GRAND LAKE, Colo. — On Tuesday morning, the smell of smoke was stronger than coffee beans at Jumpstart Coffee and Tea in Grand Lake, and although the owner was working, she couldn't sell any food or coffee.
“Yeah this is all the stuff we get to throw out," said Leona Goettel pointing to towers of pies and cheesecakes taken from the freezer.
On her first day back in Grand Lake after the East Troublesome Fire forced evacuations last week, Goettel learned she wouldn't be able to open as quickly as she hoped.
“I can’t open up today," she said. "I have nothing that I can serve safely, it’s all damaged. It’s all smoke-filled."
In addition to smoke, everything from the freezer has to go because power was turned off during firefighting operations and food thawed.
But Goettel isn't alone.
The owner of the Grand View Mountain Lodge down the street is worried she'll have to replace mattresses because of smoke damage. But instead of working at her lodge, Fawn Calvin-Braley was in the back of the coffee shop doing dishes.

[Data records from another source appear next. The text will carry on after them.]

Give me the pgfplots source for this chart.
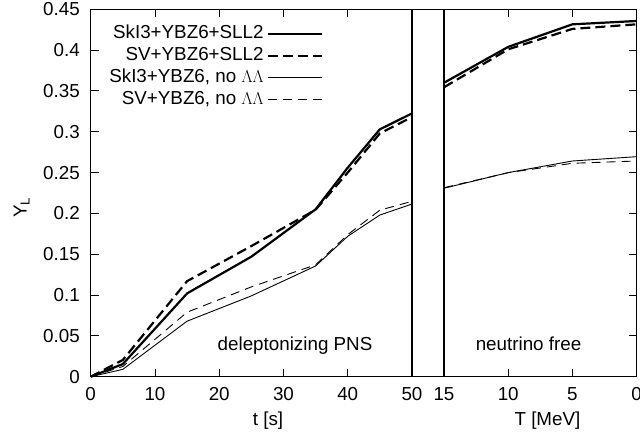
\documentclass[border=0pt]{standalone}
\usepackage{fontspec}
\setmainfont{Liberation Sans}
\usepackage{pgfplots}
\pgfplotsset{compat=1.18}
\begin{document}
\fontsize{18.8bp}{22bp}\selectfont
\begin{tikzpicture}
\path[use as bounding box] (0bp,0bp) rectangle (640bp,440bp);
\pgfplotsset{
  common/.style={
    scale only axis, height=367.4bp,
    axis line style={line width=1.1bp},
    ymin=0, ymax=0.45,
    ytick={0,0.05,0.1,0.15,0.2,0.25,0.3,0.35,0.4,0.45},
    tick style={line width=0.9bp, black},
    major tick length=8bp, tick align=inside,
    xtick pos=both, xticklabel pos=lower,
    /pgf/number format/assume math mode=true,
    yticklabel style={/pgf/number format/fixed, /pgf/number format/precision=2, xshift=-4.4bp},
    xticklabel style={yshift=-4bp},
    clip=false,
    thickS/.style={black, line width=2.2bp},
    thickD/.style={black, line width=2.2bp, dash pattern=on 10bp off 5bp},
    thinS/.style={black, line width=0.9bp},
    thinD/.style={black, line width=0.9bp, dash pattern=on 9bp off 6bp},
  }
}
\begin{axis}[common,
  at={(90.7bp,63.3bp)}, anchor=south west,
  width=321.3bp, xmin=0, xmax=50,
  xtick={0,10,20,30,40,50},
  ytick pos=left,
  xlabel={t [s]},
  xlabel style={at={(axis description cs:0.552,-0.1315)}, anchor=base},
  ylabel={Y\textsubscript{L}},
  ylabel style={at={(axis description cs:-0.215,0.46)}, anchor=center},
  legend cell align=right, legend plot pos=right,
  legend image code/.code={\draw[#1] (0bp,0bp) -- (54bp,0bp);},
  legend style={at={(rel axis cs:0.723,0.963)}, anchor=north east,
    draw=none, fill=none, inner sep=0pt, row sep=0.5bp, column sep=1bp,
    nodes={inner sep=2bp, text height=13.5bp, text depth=4bp}},
]
\addplot[thickS] coordinates {(0,0) (5,0.0155) (15,0.102) (25,0.147) (35,0.205) (40,0.256) (45,0.303) (50,0.3225)};
\addlegendentry{SkI3+YBZ6+SLL2}
\addplot[thickD] coordinates {(0,0) (5,0.0205) (15,0.117) (25,0.160) (35,0.2045) (40,0.250) (45,0.298) (50,0.318)};
\addlegendentry{SV+YBZ6+SLL2}
\addplot[thinS] coordinates {(0,0) (5,0.009) (15,0.068) (25,0.099) (35,0.1356) (40,0.172) (45,0.198) (50,0.2115)};
\addlegendentry{SkI3+YBZ6, no $\Lambda\Lambda$}
\addplot[thinD] coordinates {(0,0) (5,0.0125) (15,0.079) (25,0.110) (35,0.137) (40,0.174) (45,0.204) (50,0.2148)};
\addlegendentry{SV+YBZ6, no $\Lambda\Lambda$}
\node[anchor=base] at (axis cs:31.8,0.0327) {deleptonizing PNS};
\draw[line width=1.1bp] (rel axis cs:1,0) -- ++(32bp,0bp);
\draw[line width=1.1bp] (rel axis cs:1,1) -- ++(32bp,0bp);
\end{axis}
\begin{axis}[common,
  at={(444bp,63.3bp)}, anchor=south west,
  width=192.7bp, xmin=0, xmax=15, x dir=reverse,
  xtick={0,5,10,15},
  ytick pos=right, yticklabels={},
  xlabel={T [MeV]},
  xlabel style={at={(axis description cs:0.537,-0.1315)}, anchor=base},
]
\addplot[thickS] coordinates {(15,0.360) (10,0.404) (5,0.4316) (0,0.4357)};
\addplot[thickD] coordinates {(15,0.3545) (10,0.401) (5,0.426) (0,0.4316)};
\addplot[thinS] coordinates {(15,0.2308) (10,0.250) (5,0.2642) (0,0.2695)};
\addplot[thinD] coordinates {(15,0.2315) (10,0.2499) (5,0.2614) (0,0.2642)};
\node[anchor=base] at (axis cs:8.42,0.0327) {neutrino free};
\end{axis}
\end{tikzpicture}
\end{document}
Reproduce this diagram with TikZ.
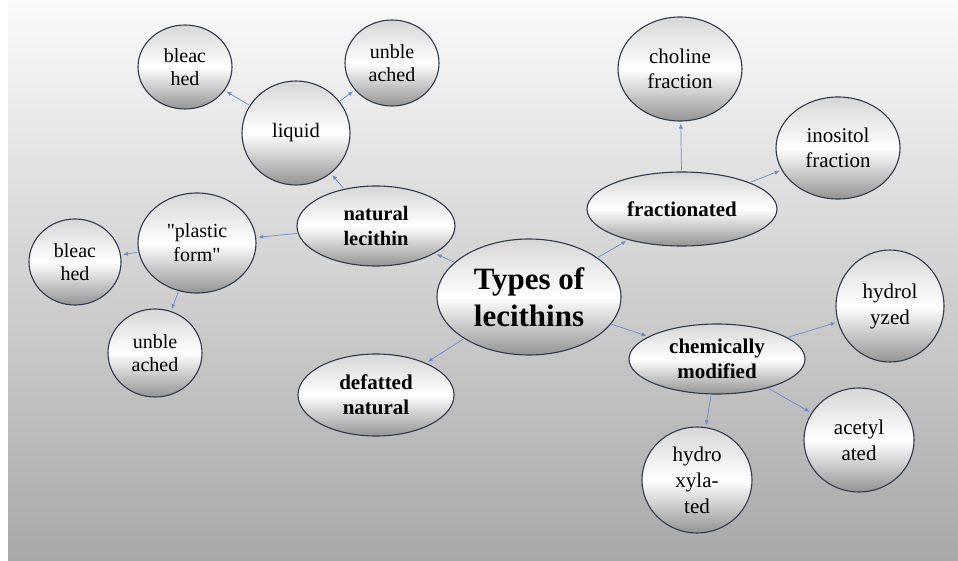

"People helping people, we’re a family up here," said Calvin-Braley. "So help her get open and then she’ll come down and help me get open, and then we’ll help anybody in between.”
Calvin-Braley and Goettel still have their homes, and they know so many of the people they call family are not as fortunate.
The Grand County Sheriff said they have identified around 100 homes destroyed, and a law enforcement source told 9NEWS on Sunday they estimate 300-400 homes in Grand County are gone. The 192,560-acre blaze is 20% contained as of Sunday night.
“You feel their pain because we were all waiting for updates and all feared the worst," said Goettel. "Some of us got relief and others, devastation. And it hurts."
Goettel feels guilty she can work and didn't lose her home, but the people who still have something left to give are needed now.
Even though she wasn't serving coffee, people still came in for a hug.